WHAT IS NEEDED
Print the entries that appear below, exactly as written and without their pictures.

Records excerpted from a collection
'''

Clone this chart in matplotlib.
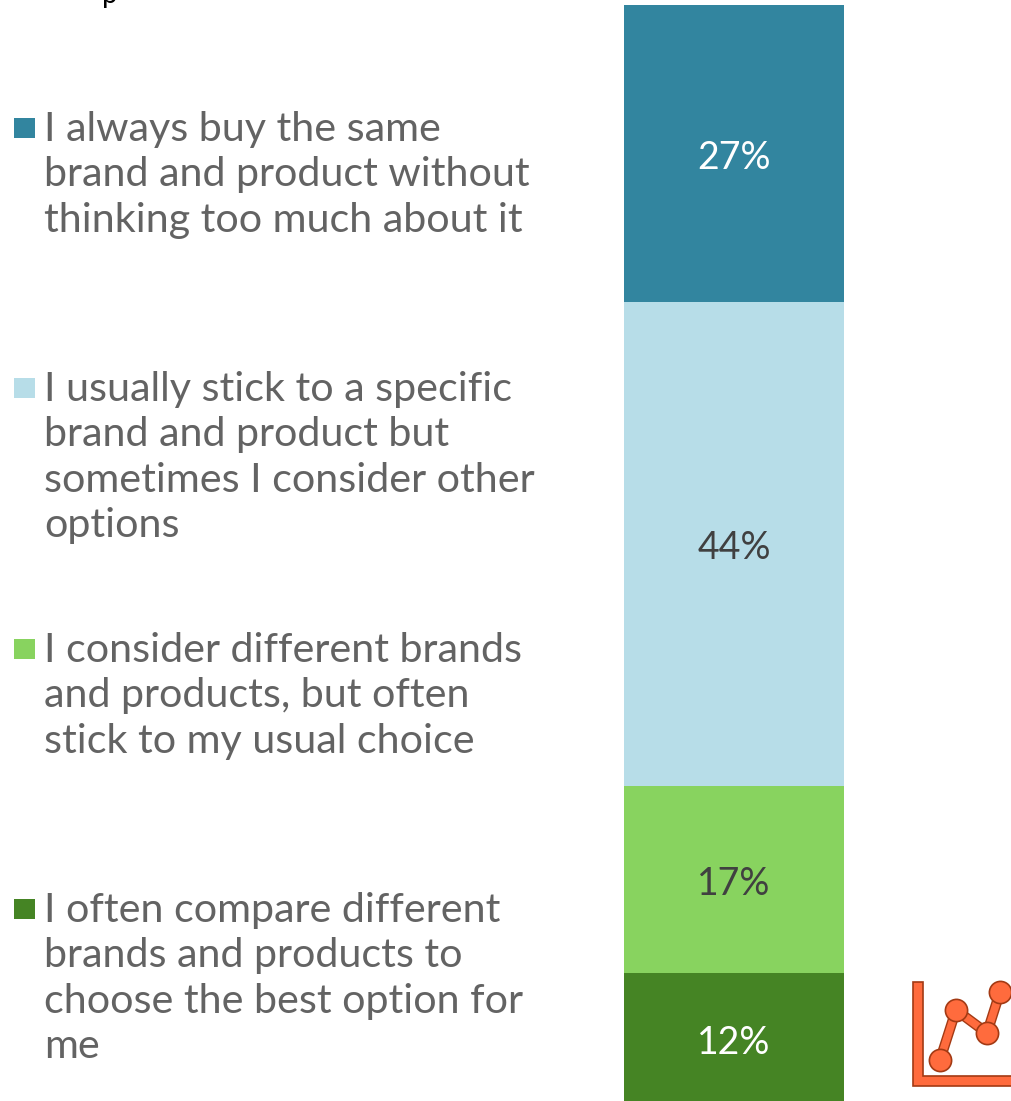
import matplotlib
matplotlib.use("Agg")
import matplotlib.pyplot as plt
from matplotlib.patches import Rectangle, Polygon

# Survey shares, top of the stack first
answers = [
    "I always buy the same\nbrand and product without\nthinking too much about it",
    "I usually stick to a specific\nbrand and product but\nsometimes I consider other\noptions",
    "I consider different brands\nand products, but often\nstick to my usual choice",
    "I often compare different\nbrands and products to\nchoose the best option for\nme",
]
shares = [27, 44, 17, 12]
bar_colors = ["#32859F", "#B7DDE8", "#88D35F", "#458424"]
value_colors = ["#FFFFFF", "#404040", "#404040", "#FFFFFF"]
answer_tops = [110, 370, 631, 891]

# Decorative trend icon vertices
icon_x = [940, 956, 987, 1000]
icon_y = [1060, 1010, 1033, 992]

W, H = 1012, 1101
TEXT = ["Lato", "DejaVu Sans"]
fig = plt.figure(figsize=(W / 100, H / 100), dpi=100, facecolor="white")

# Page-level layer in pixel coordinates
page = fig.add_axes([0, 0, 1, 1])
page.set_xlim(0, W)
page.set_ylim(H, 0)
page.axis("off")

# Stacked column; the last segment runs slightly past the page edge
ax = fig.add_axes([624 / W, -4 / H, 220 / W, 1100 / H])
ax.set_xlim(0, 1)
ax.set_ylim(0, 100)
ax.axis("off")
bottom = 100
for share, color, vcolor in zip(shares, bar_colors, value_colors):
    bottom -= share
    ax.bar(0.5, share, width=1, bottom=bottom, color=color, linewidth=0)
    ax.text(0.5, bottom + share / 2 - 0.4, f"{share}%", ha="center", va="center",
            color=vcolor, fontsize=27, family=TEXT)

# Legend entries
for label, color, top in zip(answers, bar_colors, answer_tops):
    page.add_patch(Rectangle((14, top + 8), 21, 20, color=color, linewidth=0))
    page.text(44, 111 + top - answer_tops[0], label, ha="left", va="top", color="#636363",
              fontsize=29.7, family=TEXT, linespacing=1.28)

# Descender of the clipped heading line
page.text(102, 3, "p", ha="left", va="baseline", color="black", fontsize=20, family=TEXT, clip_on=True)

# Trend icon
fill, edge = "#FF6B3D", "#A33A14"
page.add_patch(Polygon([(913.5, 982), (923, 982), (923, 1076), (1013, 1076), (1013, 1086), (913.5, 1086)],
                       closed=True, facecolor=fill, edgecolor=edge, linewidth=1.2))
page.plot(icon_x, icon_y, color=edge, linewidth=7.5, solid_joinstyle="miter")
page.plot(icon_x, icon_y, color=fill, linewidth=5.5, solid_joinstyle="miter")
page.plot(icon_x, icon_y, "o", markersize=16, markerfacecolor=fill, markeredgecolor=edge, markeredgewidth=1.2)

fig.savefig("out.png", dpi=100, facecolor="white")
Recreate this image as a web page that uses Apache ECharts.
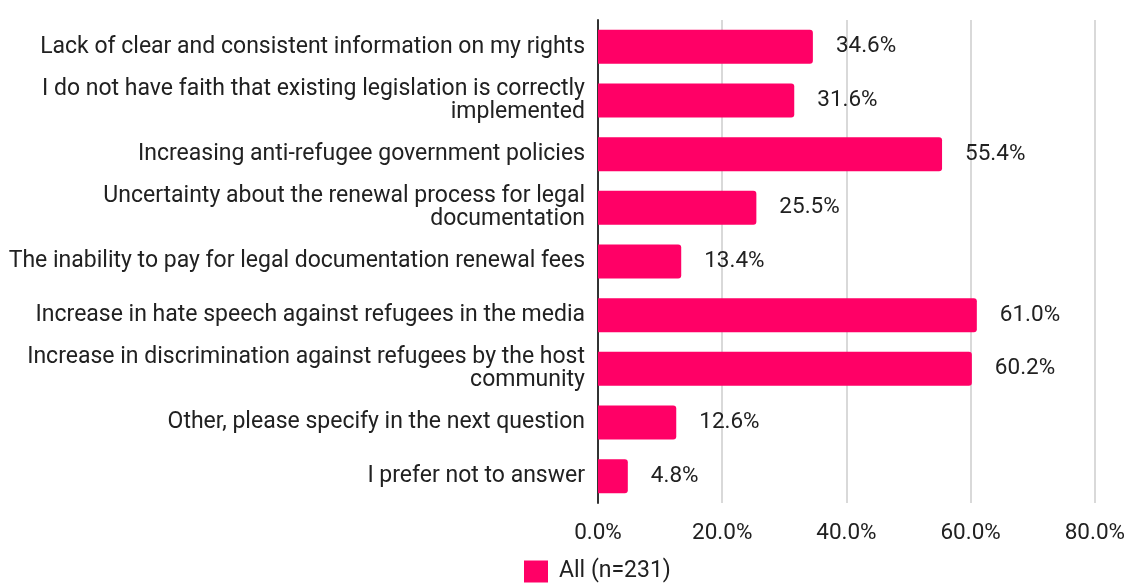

'''

EXERCISE RESULT
Clone this chart in matplotlib.
import matplotlib
matplotlib.use("Agg")
import matplotlib.pyplot as plt
from matplotlib.patches import Rectangle, Polygon

# Survey shares, top of the stack first
answers = [
    "I always buy the same\nbrand and product without\nthinking too much about it",
    "I usually stick to a specific\nbrand and product but\nsometimes I consider other\noptions",
    "I consider different brands\nand products, but often\nstick to my usual choice",
    "I often compare different\nbrands and products to\nchoose the best option for\nme",
]
shares = [27, 44, 17, 12]
bar_colors = ["#32859F", "#B7DDE8", "#88D35F", "#458424"]
value_colors = ["#FFFFFF", "#404040", "#404040", "#FFFFFF"]
answer_tops = [110, 370, 631, 891]

# Decorative trend icon vertices
icon_x = [940, 956, 987, 1000]
icon_y = [1060, 1010, 1033, 992]

W, H = 1012, 1101
TEXT = ["Lato", "DejaVu Sans"]
fig = plt.figure(figsize=(W / 100, H / 100), dpi=100, facecolor="white")

# Page-level layer in pixel coordinates
page = fig.add_axes([0, 0, 1, 1])
page.set_xlim(0, W)
page.set_ylim(H, 0)
page.axis("off")

# Stacked column; the last segment runs slightly past the page edge
ax = fig.add_axes([624 / W, -4 / H, 220 / W, 1100 / H])
ax.set_xlim(0, 1)
ax.set_ylim(0, 100)
ax.axis("off")
bottom = 100
for share, color, vcolor in zip(shares, bar_colors, value_colors):
    bottom -= share
    ax.bar(0.5, share, width=1, bottom=bottom, color=color, linewidth=0)
    ax.text(0.5, bottom + share / 2 - 0.4, f"{share}%", ha="center", va="center",
            color=vcolor, fontsize=27, family=TEXT)

# Legend entries
for label, color, top in zip(answers, bar_colors, answer_tops):
    page.add_patch(Rectangle((14, top + 8), 21, 20, color=color, linewidth=0))
    page.text(44, 111 + top - answer_tops[0], label, ha="left", va="top", color="#636363",
              fontsize=29.7, family=TEXT, linespacing=1.28)

# Descender of the clipped heading line
page.text(102, 3, "p", ha="left", va="baseline", color="black", fontsize=20, family=TEXT, clip_on=True)

# Trend icon
fill, edge = "#FF6B3D", "#A33A14"
page.add_patch(Polygon([(913.5, 982), (923, 982), (923, 1076), (1013, 1076), (1013, 1086), (913.5, 1086)],
                       closed=True, facecolor=fill, edgecolor=edge, linewidth=1.2))
page.plot(icon_x, icon_y, color=edge, linewidth=7.5, solid_joinstyle="miter")
page.plot(icon_x, icon_y, color=fill, linewidth=5.5, solid_joinstyle="miter")
page.plot(icon_x, icon_y, "o", markersize=16, markerfacecolor=fill, markeredgecolor=edge, markeredgewidth=1.2)

fig.savefig("out.png", dpi=100, facecolor="white")
Recreate this image as a web page that uses Apache ECharts.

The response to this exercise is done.